CAIRO: While government-sponsored bakery owners smuggle flour into the black market, profiting off a reduced price, the Ministry of Supply plans to confront them by implementing the new smart card system in April.
Government sponsored bakeries are sold flour at 180 EGP (U.S $25) per ton, whereas private bakeries purchase flour at 2,000 EGP ($287) per ton, bakery owner Ashraf A. told The Cairo Post Sunday.
“The story began when the Ministry of Supply determined that a share of flour sacks for each bakery produces the amount of bread that should be sold for five piasters a piece,” said Ashraf A.
Ashraf said that smuggling flour and selling it to the black market has the potential to garner huge profits for bakery owners. “Every sack of flour could produce a maximum 500 bread loaves to be sold for 25 EGP each,” said Ashraf.

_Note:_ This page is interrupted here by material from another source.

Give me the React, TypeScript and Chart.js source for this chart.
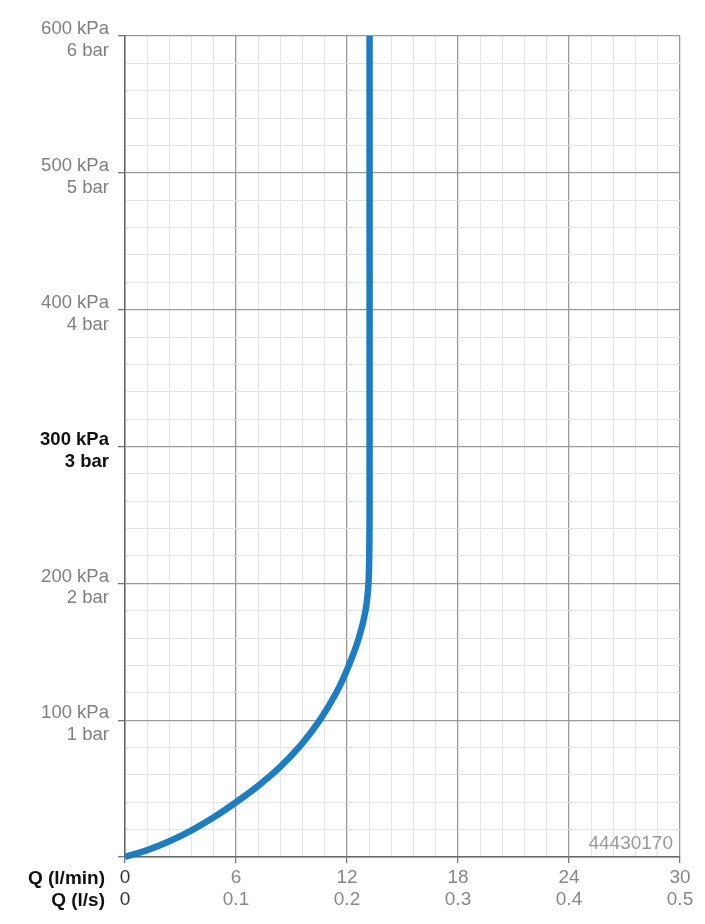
import React, { useEffect, useRef } from "react";
import { Chart, registerables } from "chart.js";

Chart.register(...registerables);

const flowLpm = [0, 1.2, 2.4, 3.6, 4.8, 6, 7.2, 8.4, 9.55, 10.53, 11.42, 12.1, 12.64, 13.0, 13.16, 13.21, 13.22, 13.22];
const pressureKpa = [0, 5, 11.5, 19.5, 29, 40, 52, 66, 82.5, 100, 120, 140, 160, 180, 200, 230, 260, 600];
const xMajorStep = 6;
const yMajorStep = 100;
const boldPressure = 300;
const axisTitles = ["Q (l/min)", "Q (l/s)"];
const codeLabel = "44430170";

const FONT = "'Liberation Sans', Arial, Helvetica, sans-serif";
const isMult = (v: number, s: number) => Math.abs(v / s - Math.round(v / s)) < 1e-6;

const textPlugin = {
  id: "extraText",
  afterDraw(chart: any) {
    const { ctx, chartArea } = chart;
    ctx.save();
    ctx.font = `bold 19px ${FONT}`;
    ctx.fillStyle = "#111";
    ctx.textAlign = "right";
    ctx.textBaseline = "middle";
    ctx.fillText(axisTitles[0], chartArea.left - 20, chartArea.bottom + 22);
    ctx.fillText(axisTitles[1], chartArea.left - 20, chartArea.bottom + 44);
    ctx.font = `19px ${FONT}`;
    ctx.fillStyle = "#9a9a9a";
    ctx.fillText(codeLabel, chartArea.right - 7, chartArea.bottom - 13);
    ctx.restore();
  },
};

export default function App() {
  const ref = useRef<HTMLCanvasElement | null>(null);
  useEffect(() => {
    if (!ref.current) return;
    const data = flowLpm.map((x, i) => ({ x, y: pressureKpa[i] }));
    const chart = new Chart(ref.current, {
      type: "line",
      data: {
        datasets: [
          {
            data,
            borderColor: "#1d7dc3",
            borderWidth: 6.5,
            pointRadius: 0,
            tension: 0.35,
            fill: false,
            borderCapStyle: "butt",
            clip: false as any,
          },
        ],
      },
      plugins: [textPlugin],
      options: {
        animation: false,
        responsive: true,
        maintainAspectRatio: false,
        layout: { padding: { top: 36, right: 25, bottom: 0, left: 0 } },
        plugins: { legend: { display: false }, tooltip: { enabled: false } },
        scales: {
          x: {
            type: "linear",
            min: 0,
            max: 30,
            afterFit: (s: any) => {
              s.height = 67;
            },
            ticks: {
              stepSize: 1.2,
              autoSkip: false,
              maxRotation: 0,
              padding: 4,
              font: { family: FONT, size: 19, lineHeight: 1.16 },
              color: (c: any) => (c.tick && c.tick.value === 0 ? "#333" : "#888"),
              callback: (v: any) => {
                const n = Number(v);
                if (!isMult(n, xMajorStep)) return "";
                const r = Math.round(n);
                return [String(r), r === 0 ? "0" : (r / 60).toFixed(1)];
              },
            },
            grid: {
              color: (c: any) => (c.tick && isMult(c.tick.value, xMajorStep) ? "#9a9a9a" : "#e4e4e4"),
              lineWidth: (c: any) => (c.tick && isMult(c.tick.value, xMajorStep) ? 1.3 : 1),
              tickColor: (c: any) => (c.tick && isMult(c.tick.value, xMajorStep) ? "#777" : "rgba(0,0,0,0)"),
              tickLength: 6,
              drawTicks: true,
            },
            border: { display: true, color: "#666", width: 1.5 },
          },
          y: {
            type: "linear",
            min: 0,
            max: 600,
            afterFit: (s: any) => {
              s.width = 125;
            },
            ticks: {
              stepSize: 20,
              autoSkip: false,
              padding: 9,
              labelOffset: 4,
              font: (c: any) => ({
                family: FONT,
                size: 18.5,
                lineHeight: 1.18,
                weight: c.tick && c.tick.value === boldPressure ? "bold" : "normal",
              }),
              color: (c: any) => (c.tick && c.tick.value === boldPressure ? "#111" : "#808080"),
              callback: (v: any) => {
                const n = Number(v);
                if (n === 0 || !isMult(n, yMajorStep)) return "";
                return [`${n} kPa`, `${n / 100} bar`];
              },
            },
            grid: {
              color: (c: any) => (c.tick && isMult(c.tick.value, yMajorStep) ? "#9a9a9a" : "#e4e4e4"),
              lineWidth: (c: any) => (c.tick && isMult(c.tick.value, yMajorStep) ? 1.3 : 1),
              tickColor: (c: any) => (c.tick && isMult(c.tick.value, yMajorStep) ? "#777" : "rgba(0,0,0,0)"),
              tickLength: 7,
              drawTicks: true,
            },
            border: { display: true, color: "#666", width: 1.5 },
          },
        },
      },
    });
    return () => chart.destroy();
  }, []);
  return (
    <div style={{ position: "fixed", left: 0, top: 0, width: 705, height: 924, background: "#fff" }}>
      <canvas ref={ref} />
    </div>
  );
}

Ashraf explained that some bakery owners are not satisfied with the low profits made from flour sacks, compared to the increase in profit they make by selling the flour to the black market.
He added that the main reason for the bread crisis is because bakeries do not produce all the flour sacks they receive from the ministry.
Another bakery owner, Ayman S., told The Cairo Post on Monday that some of the distributors who carry the flour from the ministry’s mills to the bakeries are involved in the smuggling process.
According to Ayman, distributors have connections with private bakery owners and sell them cheap flour as long as they can receive a share of the profit.
Ayman said inspectors are assigned to monitor bakery owners and report to the ministry if they do not produce their flour share. However, if bakery owners pay a bribe to the inspectors they will not report back any flaws in production.
Private bakeries sell bread for 50 piasters each instead of five as in government-supported bakeries, Ayman explained.
Mahmoud Abdul Aziz, head of the censorship and distributing department in the Ministry of Supply, told The Cairo Post Monday that the situation regarding flour sales must be under control by next month, prior to the execution of the smart card system.
Under the smart card system, all bakeries, whether government supported or private, will receive flour based on the black market price of 2,000 EGP. Government-sponsored bakeries will no longer receive flour at the previous price of 180 EGP. The move aims to ensure that the government bakeries do not make a profit off of the flour they are supplied with at a cheaper price.
Abdul Aziz said the smart card system would determine how many loaves of bread each citizen receives on a monthly basis. “If the customer does not use all his ration of bread pieces, he could exchange it to buy other supported food goods,” he said.